Rudy Gay can't be the only Toronto player scoring considerable points every game.
Rudy Gay is a solid scorer. He is averaging 18.2 points and a field-goal percentage of .413 in 36.2 minutes per game this season. He totaled an impressive 34 points during the Raptors’ loss to the Pistons on April 1.
However, the Raptors cannot count on Gay to lead them in scoring every night. Starters and bench players alike need to step up and take bold, smart shots.
Moreover, Gay needs to work on driving and getting to the hoop to create more viable shot opportunities. A huge key to winning is scoring, and the Raptors need to work on their offensive play in order to score.
The Raptors bench needs to back up the starters next season.
The Raptors’ roster is unique in that it is composed of very young players. Toronto has 12 players under the age of 30, and with youth can come strength and resistance to injury and wear-and-tear.

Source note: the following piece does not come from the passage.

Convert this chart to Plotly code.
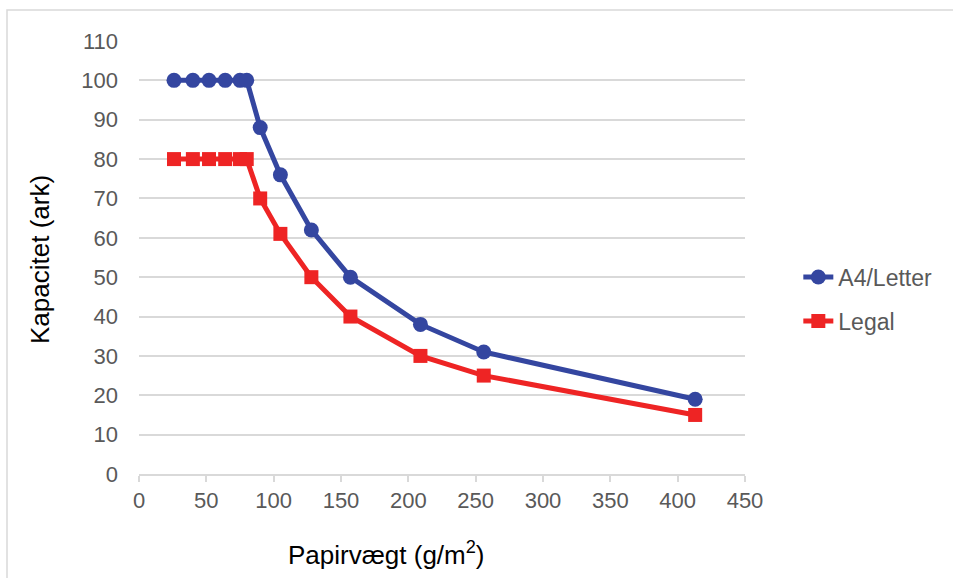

The young bench players need to step up and get some solid experience next season, especially in the event that one of the starters has to sit out to rest an injury. Rudy Gay has recently been the victim of back problems, and his backups need to be ready to take the floor and produce at any moment.
More experience will allow the bench players to develop and improve their play. This would make Toronto a young team and a deep team, both of which are significant advantages in the NBA.
Toronto's big guys need to work on their rebounding.
According to ESPN.com, the Raptors are ranked at the 27th spot in the league for rebounds per game. More rebounds lead to more possessions, so Toronto’s players—especially those on the low post—need to make sure they stay on the boards next season and grab more rebounds.
This means that power forwards Andrea Bargnani and Amir Johnson and centers Aaron Gray and Jonas Valanciunas need to be effectively aggressive when going after rebounds. If the Raptors want more scoring opportunities, they need to possess the ball more often. The men on the low post need to improve their rebounding.
DeRozan needs to get more consistent with his shooting.
Yes, Rudy Gay can score. However, his shot selection is not always consistently strong, as evidenced by his field-goal percentages for certain games.
So too does guard DeMar DeRozan need to improve his shooting and stay consistent. He averages a decent field-goal percentage of .432 to give him 17.5 points per game this season. However, he was mediocre during the March 31 matchup against Washington, when he registered 15 points and a field-goal percentage of .333.
Both Gay and DeRozan could benefit from edited shot selection. The ups and downs of their statistics suggest that they're doing something wrong on offense, and perhaps that “something” has to do with the shots they choose to take.